Due to the value being compounded for taxation, an increase in import duty has a comparable effect on excise duty and value-added tax.

The implementation of the new value schedule, according to Ms. Ahago, is in accordance with a directive issued by President William Ruto on July 29 during a stakeholder engagement session held at the Port of Mombasa, instructing the KRA to “harmonize the valuation parameters of used motor vehicle units.”

In a message to staff on August 29, she stated, “In accordance with this [Ruto’s] directive, Kenya Customs will apply the depreciation schedule…that was adopted by the East African Community Council of Ministers.” On September 1, 2023, “all staff are required to abide by this valuation.”

A car’s value decreases over time owing to normal wear and tear starting from the moment it was constructed, hence the value is reduced for taxation reasons up to a maximum of eight years.

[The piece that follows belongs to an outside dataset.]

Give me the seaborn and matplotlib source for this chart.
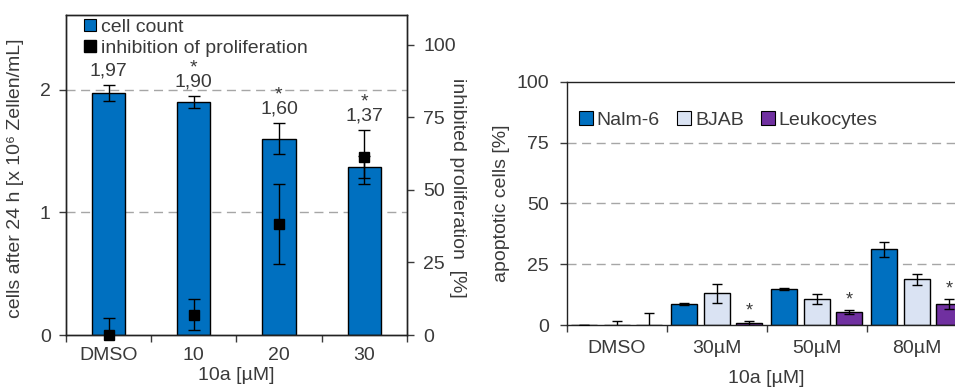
import numpy as np
import pandas as pd
import matplotlib
matplotlib.use("Agg")
import matplotlib.pyplot as plt
from matplotlib.patches import Patch
from matplotlib.lines import Line2D
from matplotlib.ticker import FixedLocator, NullFormatter
import seaborn as sns

# ---- data: cell count / inhibition of proliferation ----
conc_left = ["DMSO", "10", "20", "30"]
cell_count = [1.97, 1.90, 1.60, 1.37]
cell_count_err = [0.065, 0.05, 0.125, 0.09]
inhibition = [0.0, 7.0, 38.3, 61.4]
inhibition_err = [6.0, 5.4, 13.7, 9.3]
count_significant = [False, True, True, True]

# ---- data: apoptosis ----
conc_right = ["DMSO", "30µM", "50µM", "80µM"]
cell_lines = ["Nalm-6", "BJAB", "Leukocytes"]
apoptosis = {
    "Nalm-6": [0.0, 8.6, 14.7, 31.1],
    "BJAB": [0.0, 13.0, 10.7, 18.8],
    "Leukocytes": [0.0, 0.7, 5.5, 8.6],
}
apoptosis_err = {
    "Nalm-6": [0.0, 0.5, 0.4, 3.2],
    "BJAB": [1.8, 3.8, 2.0, 2.3],
    "Leukocytes": [5.1, 1.1, 0.8, 2.0],
}
apoptosis_significant = {
    "Nalm-6": [False, False, False, False],
    "BJAB": [False, False, False, False],
    "Leukocytes": [False, True, True, True],
}

BLUE = "#0070C0"
LIGHT = "#DAE3F3"
PURPLE = "#7030A0"
TXT = "#3a3a3a"
GRID = "#a6a6a6"
FS = 14

sns.set_style("ticks")
plt.rcParams["font.family"] = ["Liberation Sans", "DejaVu Sans"]
plt.rcParams["font.size"] = FS
plt.rcParams["text.color"] = TXT
plt.rcParams["axes.labelcolor"] = TXT
plt.rcParams["xtick.color"] = TXT
plt.rcParams["ytick.color"] = TXT
plt.rcParams["xtick.labelcolor"] = TXT
plt.rcParams["ytick.labelcolor"] = TXT
plt.rcParams["axes.edgecolor"] = "#222222"
plt.rcParams["axes.linewidth"] = 1.0

W, H = 955, 392
fig = plt.figure(figsize=(W / 100, H / 100), dpi=100)


def frac(x0, y0, x1, y1):
    return [x0 / W, 1 - y1 / H, (x1 - x0) / W, (y1 - y0) / H]


dash = (0, (6.5, 4.0))

# ================= left panel =================
ax = fig.add_axes(frac(66, 15, 406.7, 335))
df_left = pd.DataFrame({"conc": conc_left, "cells": cell_count})
sns.barplot(data=df_left, x="conc", y="cells", color=BLUE, saturation=1,
            width=0.39, edgecolor="black", linewidth=1.0, errorbar=None,
            ax=ax, zorder=2)
ax.set_xlim(-0.5, 3.5)
ax.set_ylim(0, 2.607)
ax.set_yticks([0, 1, 2])
ax.set_yticklabels(["0", "1", "2"])
for v in (1, 2):
    ax.axhline(v, color=GRID, lw=1.0, ls=dash, zorder=1)

xs_left = [p.get_x() + p.get_width() / 2 for p in ax.containers[0]]
ax.errorbar(xs_left, cell_count, yerr=cell_count_err, fmt="none",
            ecolor="black", elinewidth=1.0, capsize=4.5, capthick=1.0, zorder=3)

ax.xaxis.set_minor_locator(FixedLocator(np.arange(-0.5, 4.0, 1.0)))
ax.xaxis.set_minor_formatter(NullFormatter())
ax.tick_params(axis="x", which="major", length=0, pad=9, labelsize=FS)
ax.tick_params(axis="x", which="minor", length=5, width=1.0, direction="out")
ax.tick_params(axis="y", length=5, width=1.0, direction="out", pad=6, labelsize=FS)
ax.set_xlabel("10a [µM]", fontsize=FS, labelpad=2)
ax.set_ylabel("cells after 24 h [x 10⁶ Zellen/mL]", fontsize=FS)
ax.yaxis.set_label_coords(-0.123, 0.49)
for s in ax.spines.values():
    s.set_visible(True)

ax2 = ax.twinx()
ax2.set_ylim(0, 110.2)
ax2.set_yticks([0, 25, 50, 75, 100])
# error bars are clipped at the axis floor, the markers are not
ax2.errorbar(xs_left, inhibition, yerr=inhibition_err, fmt="none",
             ecolor="black", elinewidth=1.0, capsize=4.5, capthick=1.0,
             zorder=4)
ax2.plot(xs_left, inhibition, ls="none", marker="s", color="black",
         markersize=7.5, zorder=5, clip_on=False)
ax2.tick_params(axis="y", length=5, width=1.0, direction="out", pad=7, labelsize=FS)
ax2.set_ylabel("inhibited proliferation  [%]", rotation=-90, fontsize=FS,
               va="center", ha="center")
ax2.yaxis.set_label_coords(1.15, 0.46)

# value labels, with a significance star stacked above where applicable
ymax_l = ax.get_ylim()[1]
ymax_r = ax2.get_ylim()[1]
for x, v, e, iv, ie, sig in zip(xs_left, cell_count, cell_count_err,
                                inhibition, inhibition_err, count_significant):
    top = max(v + e, (iv + ie) / ymax_r * ymax_l)
    label = f"{v:.2f}".replace(".", ",")
    if sig:
        label = "*\n" + label
    ax.annotate(label, (x, top), xytext=(0, 4), textcoords="offset points",
                ha="center", va="bottom", multialignment="center",
                linespacing=0.75, fontsize=FS, color=TXT, zorder=6)

leg_handles = [
    Line2D([], [], marker="s", ls="none", markerfacecolor=BLUE,
           markeredgecolor="black", markersize=8, markeredgewidth=0.8),
    Line2D([], [], marker="s", ls="none", markerfacecolor="black",
           markeredgecolor="black", markersize=8),
]
ax2.legend(leg_handles, ["cell count", "inhibition of proliferation"],
           loc="upper left", bbox_to_anchor=(0.03, 1.015), frameon=False,
           fontsize=FS, handlelength=0.6, handletextpad=0.3, labelspacing=0.2,
           borderaxespad=0)

# ================= right panel =================
bx = fig.add_axes(frac(566.7, 81.7, 966.7, 325))
rows = []
for line in cell_lines:
    for c, v in zip(conc_right, apoptosis[line]):
        rows.append({"conc": c, "cell line": line, "apoptotic": v})
df_right = pd.DataFrame(rows)
sns.barplot(data=df_right, x="conc", y="apoptotic", hue="cell line",
            hue_order=cell_lines, palette=[BLUE, LIGHT, PURPLE], saturation=1,
            width=0.975, gap=0.2, edgecolor="black", linewidth=1.0,
            errorbar=None, legend=False, ax=bx, zorder=2)
bx.set_xlim(-0.5, 3.5)
bx.set_ylim(0, 100)
bx.set_yticks([0, 25, 50, 75, 100])
for v in (25, 50, 75):
    bx.axhline(v, color=GRID, lw=1.0, ls=dash, zorder=1)

for line, cont in zip(cell_lines, bx.containers):
    xs = [p.get_x() + p.get_width() / 2 for p in cont]
    bx.errorbar(xs, apoptosis[line], yerr=apoptosis_err[line], fmt="none",
                ecolor="black", elinewidth=1.0, capsize=3.8, capthick=1.0,
                zorder=3)
    for x, v, e, sig in zip(xs, apoptosis[line], apoptosis_err[line],
                            apoptosis_significant[line]):
        if sig:
            bx.annotate("*", (x, v + e), xytext=(0, 1), textcoords="offset points",
                        ha="center", va="bottom", fontsize=FS - 1, color=TXT)

bx.xaxis.set_minor_locator(FixedLocator(np.arange(-0.5, 4.0, 1.0)))
bx.xaxis.set_minor_formatter(NullFormatter())
bx.tick_params(axis="x", which="major", length=0, pad=11, labelsize=FS)
bx.tick_params(axis="x", which="minor", length=5, width=1.0, direction="out")
bx.tick_params(axis="y", length=5, width=1.0, direction="out", pad=8, labelsize=FS)
bx.set_xlabel("10a [µM]", fontsize=FS, labelpad=9)
bx.set_ylabel("apoptotic cells [%]", fontsize=FS)
bx.yaxis.set_label_coords(-0.142, 0.5)
for s in bx.spines.values():
    s.set_visible(True)

leg2 = [Patch(facecolor=c, edgecolor="black", linewidth=0.8)
        for c in (BLUE, LIGHT, PURPLE)]
bx.legend(leg2, cell_lines, loc="upper left", bbox_to_anchor=(0.012, 0.91),
          ncol=3, frameon=False, fontsize=FS, handlelength=0.7,
          handleheight=0.7, handletextpad=0.2, columnspacing=0.9,
          borderaxespad=0)

fig.savefig("out.png", dpi=100)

The projected tax payment for an importer of a Toyota Premio with a current retail selling price (CRSP) of Sh3.27 million will increase from Sh939,221 to an estimated Sh1.096 million as of this Friday.

This is an increase in import, excise, and VAT fees of Sh156,537, or roughly 14.29 percent, excluding import declaration costs and the railway development levy.

According to dealers, the higher expenses will probably be passed along to customers. Because the excise charge varies depending on the engine size from 20 to 35 percent of the customs value and import duty, the preceding value implies that the car’s engine has a capacity of 1800cc.

“There’s definitely going to be an upward adjustment in [used car] prices,” Charles Munyori, the secretary-general of the Kenya Auto Bazaar Association (Kaba), which represents used car dealers, told one local daily.

“This is because the use of 65 percent depreciation as opposed to the current 70 percent means there’s going to be an extra five percent [of the value of the vehicle] that is going to be added when calculating the [import] duty.”

However, the used car dealers backed the decision to apply the vehicle’s initial year of registration under the new schedule rather than the first month of registration that the KRA had previously utilized for taxation purposes.

Unlike before, when the tax may vary depending on the month the automobile was produced, Mr. Munyori said the new schedule assures importers pay identical duty for vehicles of the same class provided they were manufactured in the same year.

“What has happened is that if a car was manufactured in 2016 either January or December, you pay the same duty. That is the only thing that they [KRA] have rectified, but now the duty has gone up because they have limited the depreciation value,” he said.

“What is going to happen with the switch to using year of registration is that we expect increased availability of the vehicles because you have a whole year to choose when to import unlike previously when we were limited because the duty for a vehicle could change based on the month they arrive.”

After import duty increased from 25% to 35% in July, the latest development has paved the way for another round of price rises for used cars, which make up more than 75% of the cars on Kenyan roads.

Dealers and manufacturers of automobiles had already increased car prices, citing shilling depreciation, a decline in the importation of secondhand cars, and higher borrowing expenses.

Following the disruption brought on by the Covid-induced shocks, especially the lack of semiconductors, an essential part of contemporary vehicles, global auto production has slowed down.

On the other hand, since the start of the year, the value of the shilling has decreased by around 17.9% against the US dollar.

Even before the levy on finished units was implemented, the increasing cost of operation had caused the dealers and manufacturers of new vehicles to raise prices in order to cover the costs and safeguard profits.